Mallika Sherawat : No, this is how I dress when I go to work.

Bollywood Stars' English skills:

If our Bollywood stars speak English, it would sound most probably like this...
"If the people don't want to come out to the park, nobody's gonna stop them."
"We have very deep depth!"
"We made too many wrong mistakes."

Bollywood babes to space:

Ayesha Takia, Aishwarya Rai and Kareena Kapoor were at the NASA space center. Aishwarya Rai says to the flight technician, "I want to go to the moon". The flight technician says she can go tomorrow.
Kareena Kapoor says, "I want to go to Mars". He says she can go next week.
Ayesha Takia says, "I want to go to the sun".
The flight technician says, "Don't you know you'll burn up?"
Ayesha Takia says, "Well then I'll go at night."

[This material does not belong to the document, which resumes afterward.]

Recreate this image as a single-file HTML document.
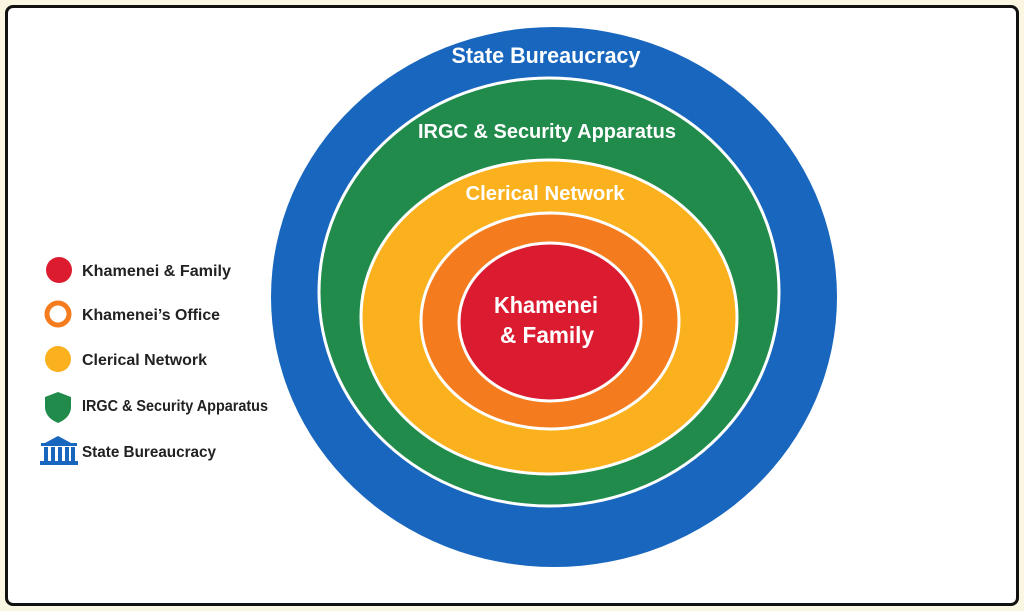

Ayesha Takia pleases hubby with her intelligence:

Ayesha Takia was married and she wanted to prove to her husband that she was not stupid, so she decides to make it up to him by painting the house while he's at work.
When her husband came home, the house was suspiciously green and smelt like paint, so he went to his wife to see what's going on. When he went in the bedroom, Ayesha Takia was still painting while she was wearing a ski jacket over a leather jacket.
The husband said, "I like what you did to the house, but why are you wearing a ski jacket over a leather jacket?"
Ayesha Takia responds, "When I was reading the instructions on the can, it said 'FOR BEST RESULTS, USE TWO COATS!"

Bipasha Basu on the other side:

A Hollywood star is trying to get across a river and suddenly she spots Bipasha Basu on the other side. She yells over to her, "Hey, excuse me! How do I get over to the other side?"
And after a quick survey of the river, Bipasha Basu calls back "You ARE on the other side!"

Dia Mirza's flight plight:

Dia Mirza calls Indian Airlines and asks, "Can you tell me how long it'll take to fly from Mumbai to Hyderabad?"
The agent replies, "Just a minute..."
"Thank you," Dia Mirza says, and hangs up.

Akshay Kumar and his speeding BMW:

Akshay Kumar bought a new BMW and was out on the interstate for a nice evening drive. The top was down, the breeze was blowing through what was left of his hair, and he decided to open her up. As the needle jumped up to 80 mph, he suddenly saw flashing red and blue lights behind him. "There's no way they can catch a BMW," he thought to himself and opened her up further. The needle hit 90, 100.... then the reality of the situation hit him. "What the heck am I doing?" he thought and pulled over.
The cop came up to him, took his license without a word, and examined it and the car. "It's been a long day, this is the end of my shift, and it's Friday the 13th. I don't feel like more paperwork, so if you can give me an excuse for your driving that I haven't heard before, you can go."
Akshay Kumar thinks for a second and says, "Last week my wife ran off with a cop. I was afraid you were trying to give her back."
"Have a nice weekend," said the officer.